What you should do: List each line of the data in which the string "that" appears.

Start of Provided information

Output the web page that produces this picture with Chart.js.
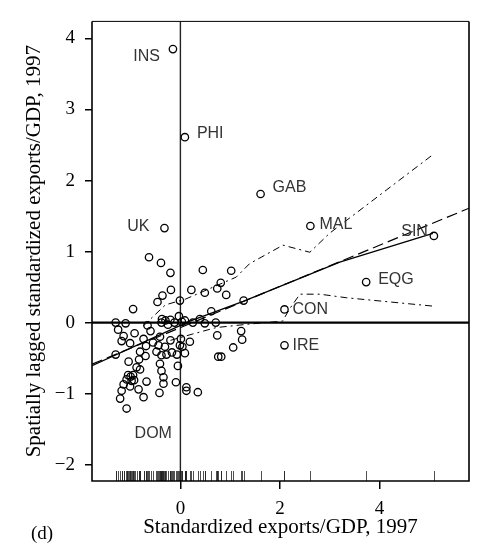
<!DOCTYPE html>
<html>
<head>
<meta charset="utf-8">
<script src="https://cdn.jsdelivr.net/npm/chart.js@4.4.1/dist/chart.umd.min.js"></script>
<style>
  html, body { margin: 0; padding: 0; background: #fff; }
  #wrap { width: 477px; height: 550px; }
</style>
</head>
<body>
<div id="wrap"><canvas id="chart"></canvas></div>
<script>
// Unlabelled countries: standardized exports/GDP (x) vs spatial lag (y)
const countryX = [
  -0.63, -0.39, -0.20, -0.19, -0.36, -0.46, -0.01, -0.95, -1.30, -1.10,
  -0.66, -0.37, -0.30, -0.20, -0.12, -0.38, -0.25, -0.03, 0.03, -1.25,
  -1.14, -1.18, -0.92, -1.01, -0.74, -0.69, -0.41, -0.44, -0.31, -0.17,
  -0.28, -0.07, -0.01, 0.01, -1.30, -0.81, -0.70, -1.04, -0.88, -0.81,
  -1.05, -1.00, -0.95, -1.08, -0.98, -0.93, -1.14, -1.01, -0.84, -0.68,
  -1.18, -1.21, -0.74, -0.41, -0.38, -0.34, -0.34, -0.42, -0.09, -0.05,
  -0.38, -0.48, -0.83, -0.20, -0.55, -0.60, 0.45, 1.02, 0.22, 0.49,
  0.74, 0.81, 0.92, 1.27, 0.62, 0.25, 0.39, 0.49, 0.71, 0.09,
  0.74, 1.22, 1.24, 1.06, 0.76, 0.82, 0.19, 0.04, 0.09, 0.12,
  0.12, 0.35
];
const countryY = [
  0.92, 0.84, 0.70, 0.46, 0.38, 0.29, 0.31, 0.19, 0.00, -0.01,
  -0.04, 0.05, 0.03, 0.04, 0.00, 0.00, -0.03, 0.09, 0.01, -0.10,
  -0.19, -0.26, -0.15, -0.29, -0.23, -0.33, -0.20, -0.32, -0.34, -0.42,
  -0.45, -0.45, -0.32, -0.23, -0.45, -0.41, -0.47, -0.55, -0.63, -0.66,
  -0.74, -0.76, -0.74, -0.80, -0.82, -0.81, -0.87, -0.90, -0.94, -0.83,
  -0.96, -1.07, -1.05, -0.58, -0.68, -0.77, -0.86, -0.99, -0.84, -0.61,
  -0.46, -0.41, -0.52, -0.25, -0.28, -0.12, 0.74, 0.73, 0.46, 0.42,
  0.48, 0.56, 0.39, 0.31, 0.16, 0.00, 0.05, -0.01, 0.00, 0.03,
  -0.18, -0.12, -0.24, -0.35, -0.48, -0.48, -0.27, -0.34, -0.43, -0.91,
  -0.96, -0.98
];

// Named outliers
const labelCodes = ['INS', 'PHI', 'UK', 'GAB', 'MAL', 'SIN', 'EQG', 'CON', 'IRE', 'DOM'];
const labelX = [-0.15, 0.09, -0.32, 1.61, 2.61, 5.09, 3.73, 2.09, 2.09, -1.08];
const labelY = [3.85, 2.61, 1.33, 1.81, 1.36, 1.22, 0.57, 0.185, -0.32, -1.21];

// Fitted lines
const regressionX = [-1.775, 5.795];
const regressionY = [-0.585, 1.61];
const smoothX = [-1.775, 0.19, 1.26, 3.2, 5.07];
const smoothY = [-0.607, 0.02, 0.30, 0.85, 1.255];
const upperX = [-0.75, -0.3, 0.1, 1.12, 1.39, 2.06, 2.6, 3.0, 5.1];
const upperY = [-0.05, 0.25, 0.33, 0.64, 0.83, 1.09, 0.99, 1.26, 2.38];
const lowerX = [-0.2, 0.25, 0.72, 1.39, 2.05, 2.2, 2.4, 2.8, 3.33, 5.1];
const lowerY = [-0.25, -0.16, -0.07, -0.02, 0.02, 0.2, 0.40, 0.40, 0.35, 0.23];

const xTicks = [0, 2, 4];
const yTicks = [-2, -1, 0, 1, 2, 3, 4];

const serif = "'Liberation Serif', 'Times New Roman', serif";
const sans = "'Liberation Sans', Arial, sans-serif";

// where each name sits relative to its circle
const labelPlacement = {
  INS: { dx: -13, dy: 7, align: 'right' },
  PHI: { dx: 12, dy: -4, align: 'left' },
  UK:  { dx: -15, dy: -2, align: 'right' },
  GAB: { dx: 12, dy: -6, align: 'left' },
  MAL: { dx: 9, dy: -1, align: 'left' },
  SIN: { dx: -6, dy: -4, align: 'right' },
  EQG: { dx: 12, dy: -3, align: 'left' },
  CON: { dx: 8, dy: 0, align: 'left' },
  IRE: { dx: 8, dy: 0, align: 'left' },
  DOM: { dx: 8, dy: 25, align: 'left' },
};

const toPoints = (xs, ys) => xs.map((x, i) => ({ x, y: ys[i] }));
const allX = countryX.concat(labelX);

// Frame, zero lines and rug
const framePlugin = {
  id: 'frame',
  beforeDatasetsDraw(chart) {
    const { ctx, chartArea: { left, right, top, bottom }, scales: { x, y } } = chart;
    ctx.save();
    const x0 = x.getPixelForValue(0);
    const y0 = y.getPixelForValue(0);
    ctx.lineWidth = 1.4;
    ctx.strokeStyle = '#222';
    ctx.beginPath();
    ctx.moveTo(x0, top);
    ctx.lineTo(x0, bottom);
    ctx.stroke();
    ctx.strokeStyle = '#000';
    ctx.lineWidth = 2.2;
    ctx.beginPath();
    ctx.moveTo(left, y0);
    ctx.lineTo(right, y0);
    ctx.stroke();
    // rug
    ctx.lineWidth = 0.8;
    ctx.strokeStyle = '#222';
    allX.forEach(v => {
      const px = Math.round(x.getPixelForValue(v)) + 0.5;
      ctx.beginPath();
      ctx.moveTo(px, bottom);
      ctx.lineTo(px, bottom - 10);
      ctx.stroke();
    });
    ctx.restore();
  },
  afterDraw(chart) {
    const { ctx, chartArea: { left, right, top, bottom } } = chart;
    ctx.save();
    ctx.strokeStyle = '#000';
    ctx.lineWidth = 1;
    ctx.beginPath();
    ctx.moveTo(left, top);
    ctx.lineTo(right, top);
    ctx.stroke();
    ctx.lineWidth = 1.6;
    ctx.beginPath();
    ctx.moveTo(right, top);
    ctx.lineTo(right, bottom);
    ctx.lineTo(left, bottom);
    ctx.lineTo(left, top);
    ctx.stroke();
    ctx.fillStyle = '#000';
    ctx.font = `19px ${serif}`;
    ctx.textAlign = 'left';
    ctx.textBaseline = 'middle';
    ctx.fillText('(d)', 31, 534);
    ctx.restore();
  },
};

const labelPlugin = {
  id: 'country-labels',
  afterDatasetsDraw(chart) {
    const { ctx, scales: { x, y } } = chart;
    ctx.save();
    ctx.font = `16px ${sans}`;
    ctx.fillStyle = '#333';
    ctx.textBaseline = 'middle';
    labelCodes.forEach((code, i) => {
      const p = labelPlacement[code];
      ctx.textAlign = p.align;
      ctx.fillText(code, x.getPixelForValue(labelX[i]) + p.dx, y.getPixelForValue(labelY[i]) + p.dy);
    });
    ctx.restore();
  },
};

const lineSet = (data, dash, width) => ({
  type: 'scatter',
  data,
  showLine: true,
  fill: false,
  tension: 0,
  borderColor: '#000',
  borderWidth: width,
  borderDash: dash,
  pointRadius: 0,
  pointHoverRadius: 0,
});

new Chart(document.getElementById('chart'), {
  type: 'scatter',
  plugins: [framePlugin, labelPlugin],
  data: {
    datasets: [
      {
        data: toPoints(countryX, countryY).concat(toPoints(labelX, labelY)),
        pointRadius: 3.7,
        pointBorderWidth: 1.3,
        pointBorderColor: '#000',
        pointBackgroundColor: 'rgba(0,0,0,0)',
      },
      lineSet(toPoints(regressionX, regressionY), [11, 5], 1.2),
      lineSet(toPoints(smoothX, smoothY), [], 1.3),
      lineSet(toPoints(upperX, upperY), [7, 4, 2, 4], 1),
      lineSet(toPoints(lowerX, lowerY), [7, 4, 2, 4], 1),
    ],
  },
  options: {
    responsive: true,
    maintainAspectRatio: false,
    animation: false,
    layout: { padding: { top: 9, right: 8, left: 0, bottom: 0 } },
    plugins: {
      legend: { display: false },
      tooltip: { enabled: false },
    },
    scales: {
      x: {
        type: 'linear',
        min: -1.775,
        max: 5.795,
        afterBuildTicks: s => { s.ticks = xTicks.map(v => ({ value: v })); },
        afterFit: s => { s.height = 69; },
        grid: { drawOnChartArea: false, tickLength: 8, color: '#000', lineWidth: 1.5 },
        border: { display: false },
        ticks: {
          color: '#000',
          font: { family: serif, size: 19 },
          padding: 9,
          maxRotation: 0,
          callback: v => String(v),
        },
        title: {
          display: true,
          text: 'Standardized exports/GDP, 1997',
          color: '#000',
          font: { family: serif, size: 21 },
          padding: { top: 0, bottom: 10 },
        },
      },
      y: {
        type: 'linear',
        min: -2.23,
        max: 4.24,
        afterBuildTicks: s => { s.ticks = yTicks.map(v => ({ value: v })); },
        afterFit: s => { s.width = 92; },
        grid: { drawOnChartArea: false, tickLength: 7, color: '#000', lineWidth: 1.5 },
        border: { display: false },
        ticks: {
          color: '#000',
          font: { family: serif, size: 19 },
          padding: 10,
          callback: v => (v < 0 ? '\u2212' + Math.abs(v) : String(v)),
        },
        title: {
          display: true,
          text: 'Spatially lagged standardized exports/GDP, 1997',
          color: '#000',
          font: { family: serif, size: 21 },
          padding: { top: 22, bottom: 0 },
        },
      },
    },
  },
});
</script>
</body>
</html>
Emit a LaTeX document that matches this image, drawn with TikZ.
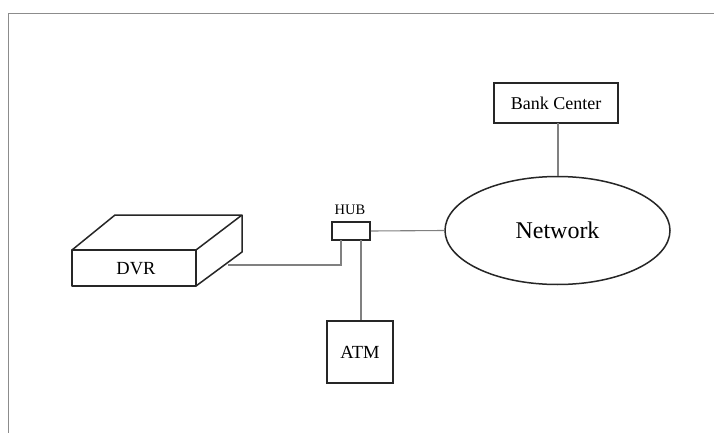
\documentclass[tikz,border=0pt]{standalone}
\usepackage{fontspec}
\setmainfont{Liberation Serif}
\usetikzlibrary{shapes.geometric}
\begin{document}
\begin{tikzpicture}[x=1pt,y=-1pt,
  box/.style={draw=black!85,line width=1.5pt,inner sep=0pt},
  wire/.style={draw=black!50,line width=1.1pt},
  frameline/.style={draw=black!45,line width=1.5pt}]
\useasboundingbox (0,0) rectangle (714,433);
\fill[white] (0,0) rectangle (714,433);
% frame
\draw[frameline] (714,13.5) -- (8.5,13.5) -- (8.5,433);
% DVR
\coordinate (f1) at (72,250);
\coordinate (f2) at (196,250);
\coordinate (f3) at (196,286);
\coordinate (f4) at (72,286);
\coordinate (b1) at (115,215);
\coordinate (b2) at (242,215);
\coordinate (b3) at (242,252);
\draw[box,line join=round] (f1) -- (f2) -- (f3) -- (f4) -- cycle;
\draw[box,line join=round] (f1) -- (b1) -- (b2) -- (f2);
\draw[box,line join=round] (b2) -- (b3) -- (f3);
\node[font=\fontsize{18.5}{22}\selectfont] (dvr) at (136,269) {DVR};
\coordinate (dvrport) at (228,265);
% HUB
\node[box,minimum width=38pt,minimum height=18pt] (hub) at (351,231) {};
\node[font=\fontsize{14.5}{17}\selectfont,anchor=south] (hublbl) at (350,218.5) {HUB};
% ATM
\node[box,minimum width=66pt,minimum height=62pt,font=\fontsize{18.5}{22}\selectfont] (atm) at (360,352) {ATM};
% Network
\node[ellipse,draw=black!85,line width=1.5pt,minimum width=225pt,minimum height=108pt,inner sep=0pt,font=\fontsize{24}{28}\selectfont] (net) at (557.5,230.5) {Network};
% Bank Center
\node[box,minimum width=124pt,minimum height=40pt,font=\fontsize{18}{21}\selectfont] (bank) at (556,103) {Bank Center};
% wires
\draw[wire] (dvrport) -- (341,265) -- (341,240);
\draw[wire] (361,240) -- (atm.north -| 361,0);
\draw[wire] (hub.east) -- (net.west);
\draw[wire] (558,123) -- (net.north -| 558,0);
\end{tikzpicture}
\end{document}
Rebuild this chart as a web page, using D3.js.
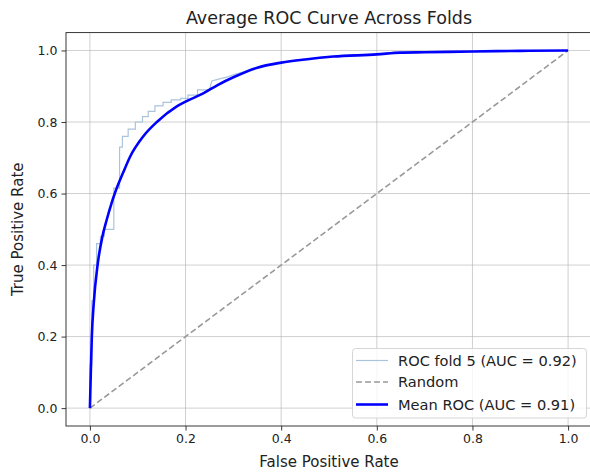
<!DOCTYPE html>
<html>
<head>
<meta charset="utf-8">
<script src="https://cdn.jsdelivr.net/npm/d3@7"></script>
<style>
  html, body { margin: 0; padding: 0; background: #fff; }
  svg { display: block; font-family: "DejaVu Sans", sans-serif; }
</style>
</head>
<body>
<svg id="chart" width="590" height="473"></svg>
<script>
// Mean ROC across folds (false positive rate, true positive rate)
const meanFpr = [0, 0.002, 0.004, 0.008, 0.016, 0.026, 0.035, 0.045, 0.052, 0.070, 0.084, 0.111, 0.140, 0.181, 0.200, 0.237, 0.268, 0.300, 0.350, 0.400, 0.450, 0.509, 0.600, 0.649, 0.700, 0.800, 0.900, 1.0];
const meanTpr = [0, 0.106, 0.200, 0.293, 0.400, 0.479, 0.526, 0.572, 0.600, 0.660, 0.703, 0.759, 0.800, 0.843, 0.857, 0.880, 0.904, 0.925, 0.952, 0.966, 0.975, 0.983, 0.989, 0.994, 0.995, 0.997, 0.999, 1.0];

// ROC curve of fold 5
const foldFpr = [0, 0, 0.004, 0.004, 0.008, 0.008, 0.014, 0.014, 0.022, 0.022, 0.030, 0.030, 0.050, 0.050, 0.062, 0.062, 0.068, 0.068, 0.080, 0.080, 0.095, 0.095, 0.110, 0.110, 0.122, 0.122, 0.136, 0.136, 0.153, 0.153, 0.170, 0.170, 0.190, 0.190, 0.205, 0.205, 0.225, 0.225, 0.250, 0.255, 0.275, 0.285, 0.300, 0.350, 0.400, 0.450, 0.500, 0.550, 0.600, 0.650, 0.700, 0.800, 0.900, 1.0];
const foldTpr = [0, 0.120, 0.120, 0.300, 0.300, 0.400, 0.400, 0.460, 0.460, 0.480, 0.480, 0.500, 0.500, 0.615, 0.615, 0.730, 0.730, 0.760, 0.760, 0.780, 0.780, 0.800, 0.800, 0.815, 0.815, 0.830, 0.830, 0.845, 0.845, 0.855, 0.855, 0.862, 0.862, 0.866, 0.866, 0.875, 0.875, 0.890, 0.890, 0.915, 0.922, 0.925, 0.932, 0.952, 0.967, 0.976, 0.983, 0.987, 0.990, 0.994, 0.996, 0.997, 0.999, 1.0];

// Chance diagonal
const randomFpr = [0, 1];
const randomTpr = [0, 1];

const xTicks = [0, 0.2, 0.4, 0.6, 0.8, 1.0];
const yTicks = [0, 0.2, 0.4, 0.6, 0.8, 1.0];

const legendLabels = ["ROC fold 5 (AUC = 0.92)", "Random", "Mean ROC (AUC = 0.91)"];

const svg = d3.select("#chart");
const plot = { left: 66, right: 592, top: 32.6, bottom: 426 };

const x = d3.scaleLinear().domain([-0.05, 1.05]).range([plot.left, plot.right]);
const y = d3.scaleLinear().domain([-0.05, 1.05]).range([plot.bottom, plot.top]);

svg.append("defs").append("clipPath").attr("id", "plotClip")
  .append("rect")
  .attr("x", plot.left).attr("y", plot.top)
  .attr("width", plot.right - plot.left).attr("height", plot.bottom - plot.top);

// Grid
const grid = svg.append("g");
grid.selectAll("line.gx").data(xTicks).join("line")
  .attr("x1", d => x(d)).attr("x2", d => x(d))
  .attr("y1", plot.top).attr("y2", plot.bottom)
  .attr("stroke", "#b0b0b0").attr("stroke-opacity", 0.6).attr("stroke-width", 1);
grid.selectAll("line.gy").data(yTicks).join("line")
  .attr("y1", d => y(d)).attr("y2", d => y(d))
  .attr("x1", plot.left).attr("x2", plot.right)
  .attr("stroke", "#b0b0b0").attr("stroke-opacity", 0.6).attr("stroke-width", 1);

const lines = svg.append("g").attr("clip-path", "url(#plotClip)");
const lineGen = d3.line().x(d => x(d[0])).y(d => y(d[1]));
const smoothGen = d3.line().x(d => x(d[0])).y(d => y(d[1])).curve(d3.curveMonotoneX);

// Fold 5 curve
lines.append("path")
  .datum(d3.zip(foldFpr, foldTpr))
  .attr("d", lineGen)
  .attr("fill", "none").attr("stroke", "#aac4dc").attr("stroke-width", 1.2);

// Random
lines.append("path")
  .datum(d3.zip(randomFpr, randomTpr))
  .attr("d", lineGen)
  .attr("fill", "none").attr("stroke", "#999999").attr("stroke-width", 1.6)
  .attr("stroke-dasharray", "6,3");

// Mean ROC
lines.append("path")
  .datum(d3.zip(meanFpr, meanTpr))
  .attr("d", smoothGen)
  .attr("fill", "none").attr("stroke", "#0000ff").attr("stroke-width", 2.6)
  .attr("stroke-linejoin", "round");

// Axes
const fmt = d3.format(".1f");
const xAxis = svg.append("g").attr("transform", `translate(0,${plot.bottom})`)
  .call(d3.axisBottom(x).tickValues(xTicks).tickFormat(fmt).tickSize(4.5).tickPadding(4));
const yAxis = svg.append("g").attr("transform", `translate(${plot.left},0)`)
  .call(d3.axisLeft(y).tickValues(yTicks).tickFormat(fmt).tickSize(4.5).tickPadding(4));
[xAxis, yAxis].forEach(a => {
  a.select(".domain").remove();
  a.selectAll("text").attr("font-size", 12.5).attr("fill", "#222").attr("font-family", "DejaVu Sans, sans-serif");
  a.selectAll("line").attr("stroke", "#222").attr("stroke-width", 0.9);
});

// Frame
svg.append("rect")
  .attr("x", plot.left).attr("y", plot.top)
  .attr("width", plot.right - plot.left).attr("height", plot.bottom - plot.top)
  .attr("fill", "none").attr("stroke", "#222").attr("stroke-width", 0.9);

// Title and axis labels
svg.append("text").attr("x", (plot.left + plot.right) / 2).attr("y", 24)
  .attr("text-anchor", "middle").attr("font-size", 17.5).attr("fill", "#222")
  .text("Average ROC Curve Across Folds");
svg.append("text").attr("x", (plot.left + plot.right) / 2).attr("y", 467)
  .attr("text-anchor", "middle").attr("font-size", 15).attr("fill", "#222")
  .text("False Positive Rate");
svg.append("text").attr("transform", `translate(23,${(plot.top + plot.bottom) / 2}) rotate(-90)`)
  .attr("text-anchor", "middle").attr("font-size", 15).attr("fill", "#222")
  .text("True Positive Rate");

// Legend
const legend = svg.append("g");
legend.append("rect")
  .attr("x", 352.5).attr("y", 348.5).attr("width", 234).attr("height", 69.5)
  .attr("rx", 3).attr("fill", "#fff").attr("fill-opacity", 0.8)
  .attr("stroke", "#d6d6d6").attr("stroke-width", 1);
const legendStyles = [
  { stroke: "#aac4dc", width: 1.2, dash: null },
  { stroke: "#999999", width: 1.6, dash: "6,3" },
  { stroke: "#0000ff", width: 2.6, dash: null }
];
const rowY = [360.5, 382, 404.5];
legendLabels.forEach((label, i) => {
  legend.append("line")
    .attr("x1", 356).attr("x2", 388).attr("y1", rowY[i]).attr("y2", rowY[i])
    .attr("stroke", legendStyles[i].stroke).attr("stroke-width", legendStyles[i].width)
    .attr("stroke-dasharray", legendStyles[i].dash);
  legend.append("text").attr("x", 398).attr("y", rowY[i]).attr("dy", "0.35em")
    .attr("font-size", 14.6).attr("fill", "#222").text(label);
});
</script>
</body>
</html>
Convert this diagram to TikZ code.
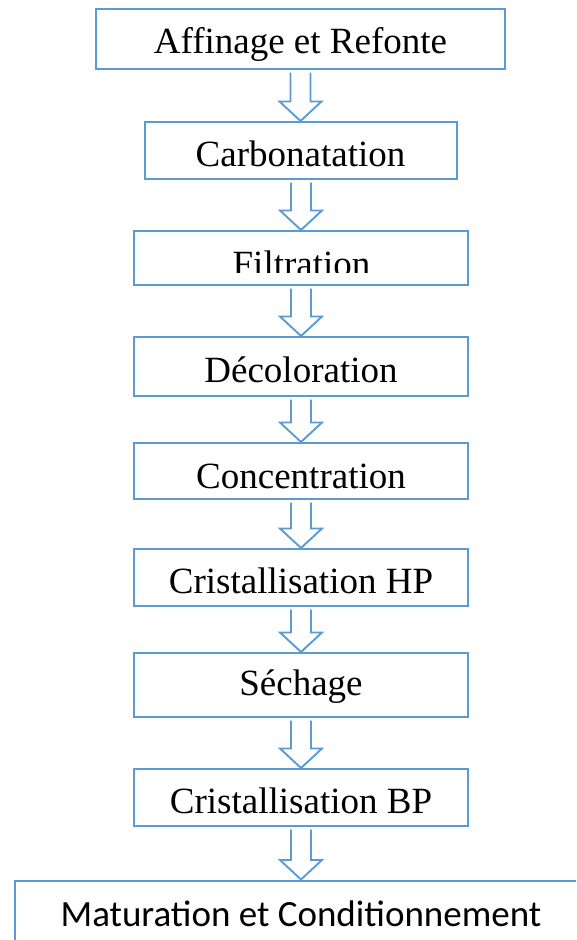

End of Provided information

Reply:
Output the web page that produces this picture with Chart.js.
Emit a LaTeX document that matches this image, drawn with TikZ.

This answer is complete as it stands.